President of the Assembly of French Polynesia
- In office 14 April 2011 – 16 May 2013
- Preceded by: Oscar Temaru
- Succeeded by: Édouard Fritch

Vice-President of French Polynesia
- In office 3 March 2005 – 26 December 2006
- President: Oscar Temaru
- Preceded by: Édouard Fritch
- Succeeded by: Temauri Foster
- In office 14 June 2004 – 23 October 2004
- President: Oscar Temaru
- Preceded by: Édouard Fritch
- Succeeded by: Édouard Fritch

Minister of Health, Environment, and Scientific Research
- In office 10 December 1987 – 4 April 1991
- President: Alexandre Léontieff
- Preceded by: Lysis Lavigne
- Succeeded by: Michel Buillard (Health) Pierre Dehors (environment)

Member of the French Polynesian Assembly for Windward Isles
- In office 13 February 2005 – 16 May 2018
- In office 12 May 1996 – 5 May 2001
- In office 23 May 1982 – 17 March 1991

Personal details
- Born: 22 November 1944 (age 81) Papeete, French Polynesia
- Party: Ia Mana te Nunaa Tavini Huiraatira

= Jacqui Drollet =

French Polynesian politician (born 1944)

Jacqui Drollet (born 22 November 1944) is a French Polynesian politician, independence campaigner, and former Cabinet Minister. He was Minister of Health from 1987 to 1991, and President of the Assembly of French Polynesia from 14 April 2011 to 16 May 2013.

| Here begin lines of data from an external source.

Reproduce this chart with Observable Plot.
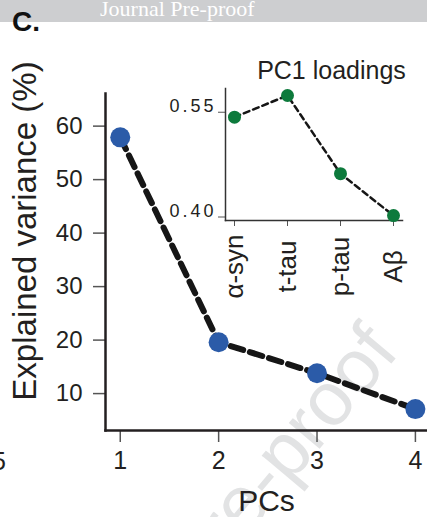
<!DOCTYPE html>
<html>
<head>
<meta charset="utf-8">
<script src="https://cdn.jsdelivr.net/npm/d3@7"></script>
<script src="https://cdn.jsdelivr.net/npm/@observablehq/plot@0.6"></script>
<style>
html, body { margin: 0; padding: 0; background: #fff; }
#wrap { position: relative; width: 427px; height: 517px; overflow: hidden; font-family: "Liberation Sans", Arial, sans-serif; color: #231f20; }
#main, #inset { position: absolute; }
#main { left: 0; top: 0; }
#inset { left: 150px; top: 50px; }
#banner { position: absolute; left: 0; top: 0; width: 427px; height: 22px; background: #cdced0; overflow: hidden; }
#banner span { position: absolute; left: 100px; top: -2px; font-family: "Liberation Serif", serif; font-size: 22px; line-height: 22px; color: #fff; white-space: nowrap; }
#panel { position: absolute; left: 12px; top: 7px; font-size: 28px; font-weight: bold; line-height: 30px; color: #111; }
#frag { position: absolute; left: -8px; top: 449px; font-size: 25px; line-height: 25px; color: #231f20; }
#inset g[aria-label="y-axis tick label"] text { letter-spacing: 3px; }
</style>
</head>
<body>
<div id="wrap">
  <div id="main"></div>
  <div id="inset"></div>
  <div id="banner"><span>Journal Pre-proof</span></div>
  <div id="panel">C.</div>
  <div id="frag">5</div>
</div>
<script>
// Main panel: explained variance per principal component
const pcs = [1, 2, 3, 4];
const explained = [57.9, 19.6, 13.8, 7.1];
const varianceTicks = [10, 20, 30, 40, 50, 60];
const yLabel = "Explained variance (%)";
const xLabel = "PCs";

// Inset: PC1 loadings
const markers = ["α-syn", "t-tau", "p-tau", "Aβ"];
const loadings = [0.543, 0.574, 0.462, 0.402];
const loadingTicks = [0.40, 0.55];
const insetTitle = "PC1 loadings";

const watermark = ["Journal Pre-proof"];

const mainData = pcs.map((pc, i) => ({pc, value: explained[i]}));
const insetData = markers.map((m, i) => ({marker: m, loading: loadings[i]}));

const ink = "#231f20";
const font = "Liberation Sans, Arial, sans-serif";

const main = Plot.plot({
  width: 427,
  height: 517,
  marginLeft: 105,
  marginRight: 0,
  marginTop: 93,
  marginBottom: 87,
  style: {fontFamily: font, color: ink, background: "transparent", overflow: "visible"},
  x: {domain: [0.85, 4.123]},
  y: {domain: [3.1, 66.1]},
  marks: [
    Plot.text(watermark, {frameAnchor: "top-left", dx: 400 - 105, dy: 352 - 93, rotate: -50, textAnchor: "end", lineAnchor: "bottom", fontSize: 76, fill: "#e2e3e4"}),
    Plot.axisY(varianceTicks, {tickSize: 12, tickPadding: 11, fontSize: 24, stroke: "#555", strokeWidth: 1.5, fill: ink, label: null}),
    Plot.axisX(pcs, {tickSize: 12, tickPadding: 9, fontSize: 25, stroke: "#555", strokeWidth: 1.5, fill: ink, label: xLabel, labelAnchor: "center", labelOffset: 80, labelArrow: "none"}),
    Plot.frame({anchor: "left", stroke: ink, strokeWidth: 2.5}),
    Plot.frame({anchor: "bottom", stroke: ink, strokeWidth: 2.5}),
    Plot.text([yLabel], {frameAnchor: "left", dx: -80, dy: -31, rotate: -90, fontSize: 33, textAnchor: "middle", lineAnchor: "middle", fill: ink}),
    Plot.line(mainData, {x: "pc", y: "value", stroke: "#161616", strokeWidth: 6, strokeDasharray: "13,7"}),
    Plot.dot(mainData, {x: "pc", y: "value", r: 10, fill: "#2b5ba8", stroke: "none"})
  ]
});
main.querySelectorAll("g[aria-label='x-axis label'] text, g[aria-label='x-axis label']").forEach(e => e.setAttribute("font-size", 30));
document.getElementById("main").appendChild(main);

const inset = Plot.plot({
  width: 270,
  height: 270,
  marginLeft: 75,
  marginRight: 18,
  marginTop: 38,
  marginBottom: 100,
  style: {fontFamily: font, color: ink, background: "transparent", overflow: "visible"},
  x: {type: "point", domain: markers, padding: 0.16},
  y: {domain: [0.395, 0.584]},
  marks: [
    Plot.axisY(loadingTicks, {tickSize: 7, tickPadding: 2, fontSize: 18, tickFormat: d3.format(".2f"), lineAnchor: "bottom", stroke: "#555", fill: ink, label: null}),
    Plot.axisX(markers, {tickSize: 6, tickPadding: 40, tickRotate: -90, textAnchor: "middle", lineAnchor: "middle", fontSize: 26, stroke: "#555", fill: ink, label: null}),
    Plot.frame({anchor: "left", stroke: "#333", strokeWidth: 1.5}),
    Plot.frame({anchor: "bottom", stroke: "#333", strokeWidth: 1.5}),
    Plot.text([insetTitle], {frameAnchor: "top", dx: 17.5, dy: -10, lineAnchor: "bottom", fontSize: 25, fill: ink}),
    Plot.line(insetData, {x: "marker", y: "loading", stroke: "#161616", strokeWidth: 2.5, strokeDasharray: "6,4"}),
    Plot.dot(insetData, {x: "marker", y: "loading", r: 6.5, fill: "#0d7a3c", stroke: "none"})
  ]
});
document.getElementById("inset").appendChild(inset);
</script>
</body>
</html>
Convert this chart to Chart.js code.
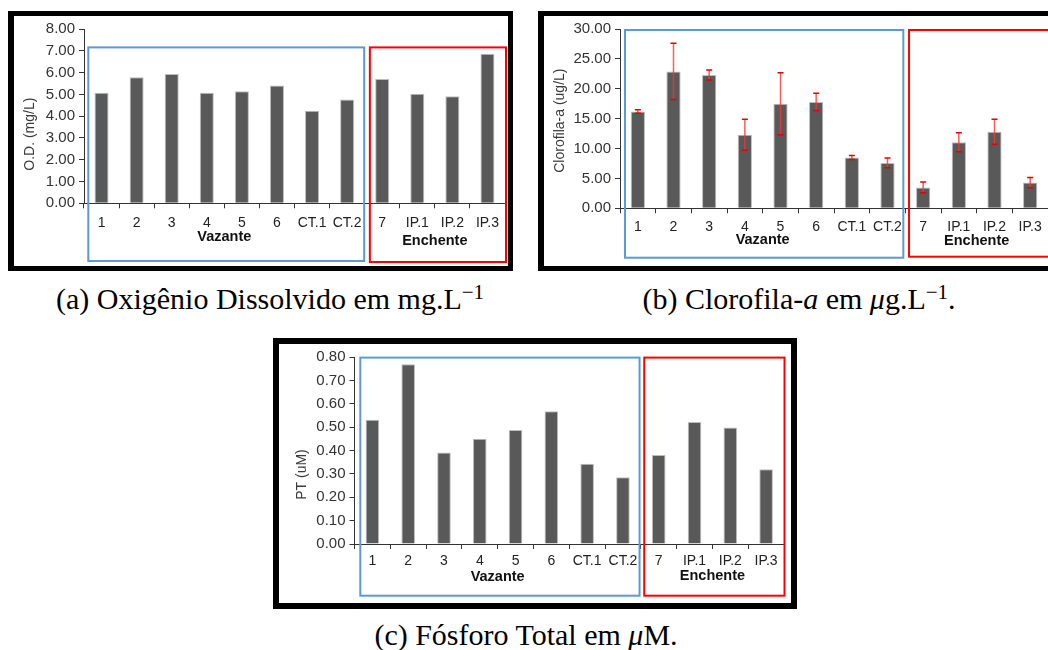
<!DOCTYPE html>
<html lang="pt">
<head>
<meta charset="utf-8">
<title>Qualidade da água – Vazante e Enchente</title>
<script src="https://cdn.jsdelivr.net/npm/chart.js@4.4.1/dist/chart.umd.min.js"></script>
<style>
  html, body { margin: 0; padding: 0; background: #fff; }
  body { width: 1048px; height: 650px; overflow: hidden; position: relative; }
  .frame { position: absolute; border: solid #000; box-sizing: border-box; background: #fff; overflow: hidden; }
  .frame canvas { position: absolute; left: 0; top: 0; }
  .caption {
    position: absolute; white-space: nowrap; line-height: 1; color: #000;
    font-family: "Liberation Serif", "Times New Roman", serif; font-size: 30px;
    transform: translateX(-50%);
  }
  .caption sup { font-size: 0.7em; vertical-align: 0.5em; line-height: 0; }
</style>
</head>
<body>

<div class="frame" style="left:8px; top:11px; width:505px; height:260px; border-width:5px 5px 5px 6px;">
  <canvas id="chartOD" width="494" height="250"></canvas>
</div>
<div class="frame" style="left:538px; top:11px; width:540px; height:260px; border-width:5px 5px 5px 6px;">
  <canvas id="chartChla" width="529" height="250"></canvas>
</div>
<div class="frame" style="left:273px; top:338px; width:524px; height:271px; border-width:6px;">
  <canvas id="chartPT" width="512" height="259"></canvas>
</div>

<div class="caption" style="left:270px; top:284px;">(a) Oxigênio Dissolvido em mg.L<sup>−1</sup></div>
<div class="caption" style="left:799px; top:284px;">(b) Clorofila-<i>a</i> em <i>μ</i>g.L<sup>−1</sup>.</div>
<div class="caption" style="left:526px; top:620px;">(c) Fósforo Total em <i>μ</i>M.</div>

<script>
// estações de coleta e períodos
const stations = ['1', '2', '3', '4', '5', '6', 'CT.1', 'CT.2', '7', 'IP.1', 'IP.2', 'IP.3'];
const seasons = ['Vazante', 'Enchente'];
const seasonSizes = [8, 4];

// O.D. (mg/L)
const oxigenio = [5.07, 5.78, 5.94, 5.07, 5.14, 5.41, 4.25, 4.76, 5.70, 5.03, 4.91, 6.86];
// Clorofila-a (ug/L) e desvio
const clorofila = [16.2, 22.9, 22.3, 12.3, 17.5, 17.8, 8.5, 7.6, 3.5, 11.05, 12.8, 4.3];
const clorofilaDesvio = [0.3, 4.7, 0.85, 2.6, 5.2, 1.45, 0.35, 0.8, 0.9, 1.6, 2.1, 0.85];
// PT (uM)
const fosforo = [0.532, 0.769, 0.391, 0.450, 0.488, 0.568, 0.343, 0.286, 0.381, 0.522, 0.498, 0.320];

const AXIS = '#333';
const SANS = '"Liberation Sans", Arial, sans-serif';

// caixas dos períodos, rótulos de grupo, título do eixo y e barras de erro
const decorPlugin = {
  id: 'decor',
  afterDatasetsDraw(chart, args, opts) {
    if (!opts.errors) return;
    const {ctx, scales: {y}} = chart;
    const values = chart.data.datasets[0].data;
    ctx.save();
    chart.getDatasetMeta(0).data.forEach((bar, i) => {
      const hi = y.getPixelForValue(values[i] + opts.errors[i]);
      const lo = y.getPixelForValue(values[i] - opts.errors[i]);
      ctx.strokeStyle = 'rgba(255,50,50,0.8)';
      ctx.lineWidth = 1.5;
      ctx.beginPath();
      ctx.moveTo(bar.x, hi);
      ctx.lineTo(bar.x, lo);
      ctx.stroke();
      ctx.strokeStyle = '#e80000';
      ctx.beginPath();
      ctx.moveTo(bar.x - 3, hi); ctx.lineTo(bar.x + 3, hi);
      ctx.moveTo(bar.x - 3, lo); ctx.lineTo(bar.x + 3, lo);
      ctx.stroke();
    });
    ctx.restore();
  },
  afterDraw(chart, args, opts) {
    const {ctx, chartArea: area, scales: {x}} = chart;
    const split = seasonSizes[0];
    const edge = (x.getPixelForValue(split - 1) + x.getPixelForValue(split)) / 2;
    const b = opts.box;
    const top = area.top + b.top;
    ctx.save();
    ctx.lineWidth = 2;
    ctx.strokeStyle = '#5b9bd5';
    ctx.strokeRect(area.left + b.blueLeft, top, edge + b.blueRight - area.left - b.blueLeft, area.bottom + b.blueBottom - top);
    ctx.strokeStyle = '#ff0000';
    ctx.strokeRect(edge + b.redLeft, top, area.right + b.redRight - edge - b.redLeft, area.bottom + b.redBottom - top);

    // nomes dos períodos
    ctx.fillStyle = '#111';
    ctx.font = 'bold 14.5px ' + SANS;
    ctx.textAlign = 'center';
    ctx.textBaseline = 'middle';
    let first = 0;
    seasons.forEach((name, k) => {
      const last = first + seasonSizes[k] - 1;
      const cx = (x.getPixelForValue(first) + x.getPixelForValue(last)) / 2;
      ctx.fillText(name, cx, area.bottom + opts.groupDy[k]);
      first = last + 1;
    });

    // título do eixo y
    ctx.translate(area.left + opts.titleDx, (area.top + area.bottom) / 2 + opts.titleDy);
    ctx.rotate(-Math.PI / 2);
    ctx.fillStyle = '#3a3a3a';
    ctx.font = '14px ' + SANS;
    ctx.fillText(opts.title, 0, 0);
    ctx.restore();
  }
};

function makeChart(id, values, setup) {
  return new Chart(document.getElementById(id), {
    type: 'bar',
    data: {
      labels: stations,
      datasets: [{
        data: values,
        backgroundColor: '#595959',
        borderColor: '#bdbdbd',
        borderWidth: {top: 1, left: 1, right: 1, bottom: 0},
        borderSkipped: false,
        categoryPercentage: 1,
        barPercentage: setup.barPct
      }]
    },
    options: {
      responsive: false,
      animation: false,
      devicePixelRatio: 1,
      layout: {padding: setup.padding},
      plugins: {
        legend: {display: false},
        tooltip: {enabled: false},
        decor: setup.decor
      },
      scales: {
        x: {
          afterFit(scale) { scale.height = 40; },
          grid: {display: true, drawOnChartArea: false, tickLength: 5, color: AXIS, offset: true},
          border: {display: true, color: AXIS, width: 1},
          ticks: {color: '#222', padding: setup.xPad, maxRotation: 0, autoSkip: false, font: {family: SANS, size: 14}}
        },
        y: {
          min: 0,
          max: setup.max,
          afterFit(scale) { scale.width = setup.yWidth; },
          grid: {display: true, drawOnChartArea: false, tickLength: 5, color: AXIS},
          border: {display: true, color: AXIS, width: 1},
          ticks: {
            stepSize: setup.step,
            color: '#333',
            padding: 4,
            font: {family: SANS, size: 15},
            callback: v => Number(v).toFixed(2)
          }
        }
      }
    },
    plugins: [decorPlugin]
  });
}

makeChart('chartOD', oxigenio, {
  max: 8, step: 1, yWidth: 70, xPad: 6, barPct: 0.4,
  padding: {top: 12.3, right: 3, bottom: 22.7, left: 0},
  decor: {
    title: 'O.D. (mg/L)', titleDx: -54, titleDy: 18,
    groupDy: [33.5, 37.5],
    box: {top: 18.4, blueLeft: 4.3, blueRight: -0.5, blueBottom: 57.7, redLeft: 5.2, redRight: 1, redBottom: 58.7}
  }
});

makeChart('chartChla', clorofila, {
  max: 30, step: 5, yWidth: 76, xPad: 5, barPct: 0.4,
  padding: {top: 12.3, right: 25, bottom: 17.7, left: 0},
  decor: {
    title: 'Clorofila-a (ug/L)', titleDx: -60, titleDy: 2,
    groupDy: [31.7, 32.4],
    errors: clorofilaDesvio,
    box: {top: 1, blueLeft: 5, blueRight: -2, blueBottom: 49.4, redLeft: 3.7, redRight: 40, redBottom: 48.4}
  }
});

makeChart('chartPT', fosforo, {
  max: 0.8, step: 0.1, yWidth: 75.5, xPad: 4, barPct: 0.38,
  padding: {top: 12.7, right: 7, bottom: 19, left: 0},
  decor: {
    title: 'PT (uM)', titleDx: -52, titleDy: 24,
    groupDy: [33.3, 32],
    box: {top: 0.6, blueLeft: 5.8, blueRight: -1.3, blueBottom: 51.7, redLeft: 3.4, redRight: 0.5, redBottom: 51.7}
  }
});
</script>
</body>
</html>
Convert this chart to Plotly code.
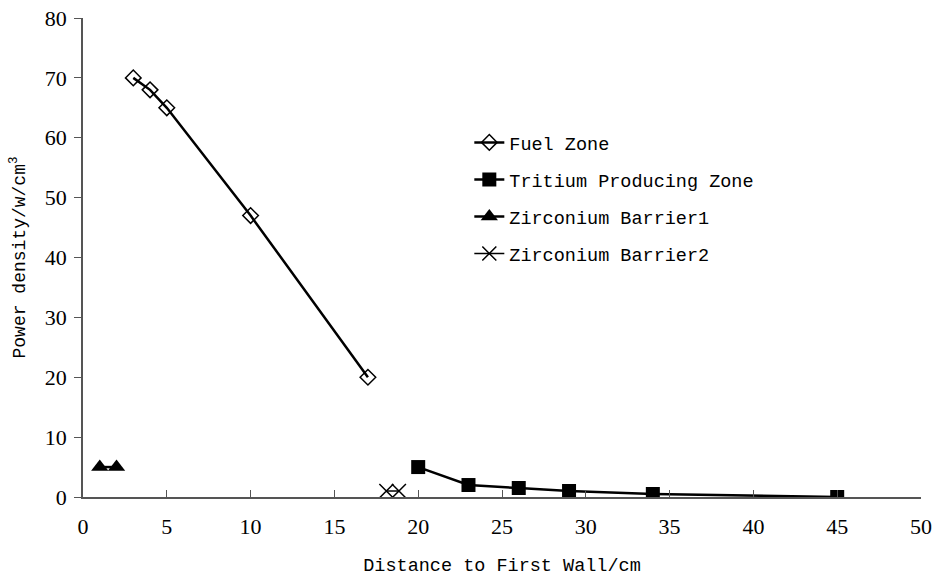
import plotly.graph_objects as go

fuel_x = [3, 4, 5, 10, 17]
fuel_y = [70, 68, 65, 47, 20]
trit_x = [20, 23, 26, 29, 34, 45]
trit_y = [5, 2, 1.5, 1, 0.5, 0]
zr1_x = [1, 2]
zr1_y = [5, 5]
zr2_x = [18.1, 18.85]
zr2_y = [1, 1]

mono = "Liberation Mono"
serif = "Liberation Serif"

fig = go.Figure()
fig.add_trace(go.Scatter(x=fuel_x, y=fuel_y, mode="lines+markers", name="Fuel Zone",
                         legendgroup="a",
                         line=dict(color="black", width=2.5),
                         marker=dict(symbol="diamond-open", size=12, color="black",
                                     line=dict(width=1.5, color="black"))))
fig.add_trace(go.Scatter(x=trit_x, y=trit_y, mode="lines+markers", name="Tritium Producing Zone",
                         legendgroup="b",
                         line=dict(color="black", width=2.5),
                         marker=dict(symbol="square", size=14, color="black")))
fig.add_trace(go.Scatter(x=zr1_x, y=zr1_y, mode="lines+markers", name="Zirconium Barrier1",
                         legendgroup="c",
                         line=dict(color="black", width=2.5),
                         marker=dict(symbol="triangle-up", size=15, color="black")))
fig.add_trace(go.Scatter(x=zr2_x, y=zr2_y, mode="lines+markers", name="Zirconium Barrier2",
                         legendgroup="d",
                         line=dict(color="black", width=1.5),
                         marker=dict(symbol="x-thin", size=14, color="black",
                                     line=dict(width=1.5, color="black"))))

fig.update_layout(
    width=933, height=577,
    margin=dict(l=83, r=12, t=18, b=80),
    plot_bgcolor="white", paper_bgcolor="white",
    font=dict(family=mono, size=18, color="black"),
    legend=dict(x=0.461, y=0.779, xanchor="left", yanchor="top",
                font=dict(family=mono, size=18.5), tracegroupgap=10,
                bgcolor="rgba(0,0,0,0)"),
    showlegend=True,
)
fig.update_xaxes(range=[0, 50], dtick=5, tick0=0, showgrid=False, zeroline=False,
                 showline=True, linecolor="#555555", linewidth=1.5, automargin=False,
                 ticks="inside", ticklen=7, tickcolor="#555555", ticklabelstandoff=9,
                 ticklabeloverflow="allow",
                 tickfont=dict(family=serif, size=22),
                 title=dict(text="Distance to First Wall/cm", font=dict(family=mono, size=18.5),
                            standoff=25))
fig.update_yaxes(range=[0, 80], dtick=10, showgrid=False, zeroline=False,
                 showline=True, linecolor="#555555", linewidth=1.5, automargin=False,
                 ticks="outside", ticklen=7, tickcolor="#555555", ticklabelstandoff=3,
                 ticklabeloverflow="allow",
                 tickfont=dict(family=serif, size=22),
                 title=dict(text="Power density/w/cm<sup>3</sup>", font=dict(family=mono, size=18),
                            standoff=15))

fig.write_html("out.html", config={"displayModeBar": False},
               post_script="document.body.style.margin='0';document.body.style.overflow='hidden';")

Drollet was educated as a marine biologist at the University of Toulouse. In 1975 he founded Ia Mana te Nunaa ("Power to the People"), a radical pro-independence party opposed to nuclear testing. He was first elected to the Assembly of French Polynesia in the 1982 French Polynesian legislative election, when Ia Mana won three seats. In August 1982 he ran in a by-election for Deputy to the French National Assembly, coming third. He was re-elected in 1986, and when Alexandre Léontieff became president in 1987, was appointed to Cabinet as Minister of Health, Environment, and Scientific Research. As Health Minister he organised a conference on the impact of French nuclear testing, and campaigned for the collection of cancer statistics so the health effects could be monitored. He lost his seat in the Assembly in the 1991 election.

He was re-elected to the Assembly on the Tavini Huiraatira list in the 1996 election, but lost his seat again in 2001. In June 2004 he was appointed vice-president in the government of Oscar Temaru. He was replaced as vice-president in October 2004 when Temaru lost a confidence vote to Gaston Flosse. He was reappointed as vice-president when Temaru regained power in March 2005. He surrendered the position as part of a coalition realignment in April 2006. He was later appointed telecommunications and culture minister in Temaru's 2007 government, and minister of tourism in Temaru's 2009 government.

While in opposition in 2010 he introduced and passed a bill in the Assembly limiting foreign investment in telecommunications in French Polynesia, effectively thwarting a plan by mobile phone company Digicel to enter the local market.

In April 2011 he was elected President of the Assembly. In February 2012 he was found to have publicly maligned two female opposition MPs and ordered to pay each of them US$2,000. In March 2013 he established a regional grouping of Polynesian parliaments. In July 2014 when President Gaston Flosse was convicted of corruption and banned from public office he wrote an open letter to French President François Hollande urging him to apply the law and dismiss Flosse from the Presidency.

He retired from politics in 2017.

In January 1997 he was appointed a commander of the Order of Tahiti Nui.

==Relatives==
Drollet is the nephew of French Polynesian politician Jacques-Denis Drollet, and the cousin of Dag Drollet, who was killed by Christian Brando.